75 flood gauge sensors have been installed across North Carolina to provide emergency managment workers, and first responders with early detection of flooding.
Community members in Lumberton have seen severe flood issues in the past two years, due to Hurricane Matthew and Florence, but the low cost monitor might change that.
“The more water, more pressure, and you’ll get the depth of the water,” said Gary Thompson interim risk management chief.
The Department of Homeland security is working with three vendors to evaluate, design, and test inexpensive flood gauges around Winston-Salem, Boone, Goldsboro, and Lumberton.
“We wanted to put some in the areas that we can test in harsh weather conditions,” said Thompson.
The sensors will be able to rapidly measure rising water and report flood conditions. Typically flood sensors can run up to $20,000, but this new sensor is expected to cost less than $1,000 per unit.

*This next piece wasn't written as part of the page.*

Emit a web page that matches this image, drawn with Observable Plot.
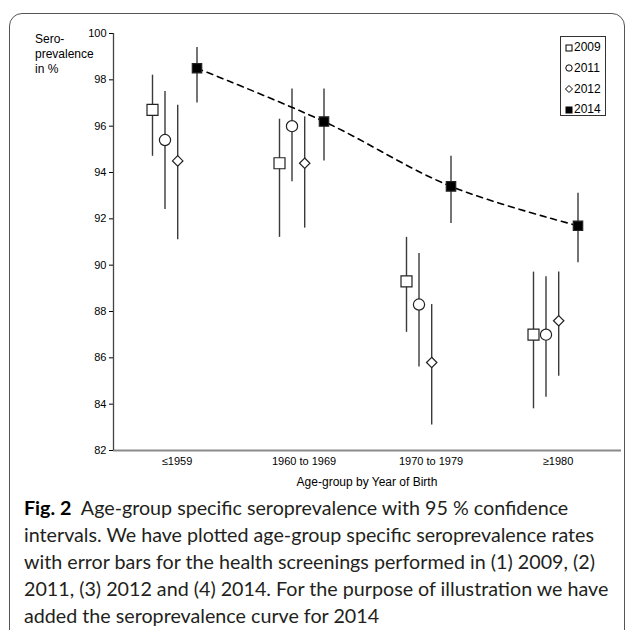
<!DOCTYPE html>
<html>
<head>
<meta charset="utf-8">
<script src="https://cdn.jsdelivr.net/npm/d3@7"></script>
<script src="https://cdn.jsdelivr.net/npm/@observablehq/plot@0.6"></script>
<style>
  html, body { margin: 0; padding: 0; background: #fff; }
  body { width: 629px; height: 630px; position: relative; overflow: hidden; }
  #frame { position: absolute; left: 9px; top: 13px; width: 616px; height: 700px;
           border: 1.5px solid #555; border-radius: 13px; box-sizing: border-box; }
  #chart { position: absolute; left: 0; top: 0; }
  #ylab { position: absolute; left: 35px; top: 32px; font: 12px "Liberation Sans", Arial, sans-serif;
          line-height: 15px; color: #000; }
  #xlab { position: absolute; left: 113px; width: 508px; top: 475px; text-align: center;
          font: 12px "Liberation Sans", Arial, sans-serif; color: #000; }
  #legend { position: absolute; left: 560px; top: 36px; width: 46px; height: 80px;
            border: 1px solid #333; box-sizing: border-box; background: #fff;
            font: 12px "Liberation Sans", Arial, sans-serif; color: #000; }
  #legend div { position: absolute; left: 4px; white-space: nowrap; line-height: 14px; }
  #legend svg { vertical-align: -0.5px; margin-right: 1px; }
  #caption { position: absolute; left: 24px; top: 494px; font-family: Lato, "Open Sans", sans-serif;
             font-size: 19.7px; line-height: 27px; color: #231f20; white-space: nowrap; }
  #caption b { color: #000; font-weight: 700; }
</style>
</head>
<body>
<div id="frame"></div>
<div id="chart"></div>
<div id="ylab">Sero-<br>prevalence<br>in %</div>
<div id="xlab"></div>
<div id="legend"></div>
<div id="caption"></div>
<script>
// ---- data ----
const groups = ["≤1959", "1960 to 1969", "1970 to 1979", "≥1980"];
const years = ["2009", "2011", "2012", "2014"];
const yTicks = [82, 84, 86, 88, 90, 92, 94, 96, 98, 100];

const est2009 = [96.7, 94.4, 89.3, 87.0];
const lo2009  = [94.7, 91.2, 87.1, 83.8];
const hi2009  = [98.2, 96.3, 91.2, 89.7];

const est2011 = [95.4, 96.0, 88.3, 87.0];
const lo2011  = [92.4, 93.6, 85.6, 84.3];
const hi2011  = [97.5, 97.6, 90.5, 89.5];

const est2012 = [94.5, 94.4, 85.8, 87.6];
const lo2012  = [91.1, 91.6, 83.1, 85.2];
const hi2012  = [96.9, 96.4, 88.3, 89.7];

const est2014 = [98.5, 96.2, 93.4, 91.7];
const lo2014  = [97.0, 94.5, 91.8, 90.1];
const hi2014  = [99.4, 97.6, 94.7, 93.1];

const xLabel = "Age-group by Year of Birth";
const captionLines = [
  "Age-group specific seroprevalence with 95 % confidence",
  "intervals. We have plotted age-group specific seroprevalence rates",
  "with error bars for the health screenings performed in (1) 2009, (2)",
  "2011, (3) 2012 and (4) 2014. For the purpose of illustration we have",
  "added the seroprevalence curve for 2014"
];

// ---- build ----
const seriesData = {
  "2009": [est2009, lo2009, hi2009],
  "2011": [est2011, lo2011, hi2011],
  "2012": [est2012, lo2012, hi2012],
  "2014": [est2014, lo2014, hi2014]
};
const style = {
  "2009": {symbol: "square",   r: 6.2, fill: "white", dx: -24.5},
  "2011": {symbol: "circle",   r: 5.6, fill: "white", dx: -12},
  "2012": {symbol: "diamond2", r: 4.7, fill: "white", dx: 0.7},
  "2014": {symbol: "square",   r: 5.3, fill: "black", dx: 20}
};
const rows = {};
for (const yr of years) {
  const [e, l, h] = seriesData[yr];
  rows[yr] = groups.map((g, i) => ({i, group: g, year: yr, est: e[i], lo: l[i], hi: h[i]}));
}

const marks = [];
marks.push(Plot.ruleY([82], {stroke: "#8a8a8a", strokeWidth: 2}));
marks.push(Plot.ruleX([-0.5], {stroke: "#444", strokeWidth: 1.3}));
for (const yr of years) {
  marks.push(Plot.ruleX(rows[yr], {x: "i", y1: "lo", y2: "hi", dx: style[yr].dx, stroke: "#3a3a3a", strokeWidth: 1.4}));
}
marks.push(Plot.line(rows["2014"], {x: "i", y: "est", dx: style["2014"].dx, stroke: "#000", strokeWidth: 1.6,
  strokeDasharray: "6,5", curve: "catmull-rom"}));
for (const yr of years) {
  const s = style[yr];
  marks.push(Plot.dot(rows[yr], {x: "i", y: "est", dx: s.dx, symbol: () => s.symbol, r: s.r,
    fill: s.fill, stroke: "#222", strokeWidth: 1.2}));
}

const chart = Plot.plot({
  width: 629,
  height: 470,
  marginTop: 33,
  marginBottom: 20,
  marginLeft: 113,
  marginRight: 8,
  style: {fontFamily: "'Liberation Sans', Arial, sans-serif", fontSize: "11px", color: "#000", background: "transparent", overflow: "visible"},
  symbol: {type: "identity"},
  x: {type: "linear", domain: [-0.5, 3.5], ticks: [0, 1, 2, 3], tickFormat: i => groups[i],
      tickSize: 0, tickPadding: 7, label: null},
  y: {domain: [82, 100], ticks: yTicks, tickFormat: d => d, tickSize: 4, tickPadding: 3, label: null},
  marks
});
document.getElementById("chart").appendChild(chart);
document.getElementById("xlab").textContent = xLabel;

// legend
const legend = document.getElementById("legend");
const legendSvg = {
  "2009": `<rect x="1" y="1" width="6" height="6" fill="white" stroke="#000" stroke-width="1"/>`,
  "2011": `<circle cx="4" cy="4" r="3.2" fill="white" stroke="#000" stroke-width="1"/>`,
  "2012": `<path d="M4,0.5L7.5,4L4,7.5L0.5,4Z" fill="white" stroke="#000" stroke-width="1"/>`,
  "2014": `<rect x="0.5" y="0.5" width="7" height="7" fill="#000"/>`
};
years.forEach((yr, k) => {
  const d = document.createElement("div");
  d.style.top = (3 + k * 20.8) + "px";
  d.innerHTML = `<svg width="8" height="8">${legendSvg[yr]}</svg>${yr}`;
  legend.appendChild(d);
});

// caption
const cap = document.getElementById("caption");
cap.innerHTML = captionLines.map((t, k) => k === 0 ? `<b>Fig. 2</b>&nbsp; ${t}` : t).join("<br>");
</script>
</body>
</html>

“To be able to use these low cost gauges it will give us the opportunity to put more gauges across the state, which will enable us to provide information to more people, more areas, in a quicker reaction during flood events,” said Thompson.
This device will help people evacuate on time and know which roads around the area are flooded.
“We’re testing a variety of different things with the gauges, how they perform under different weather conditions and how they communicate,” said Thompson.
The flood gauges will remain in place for 6 months while they are being tested.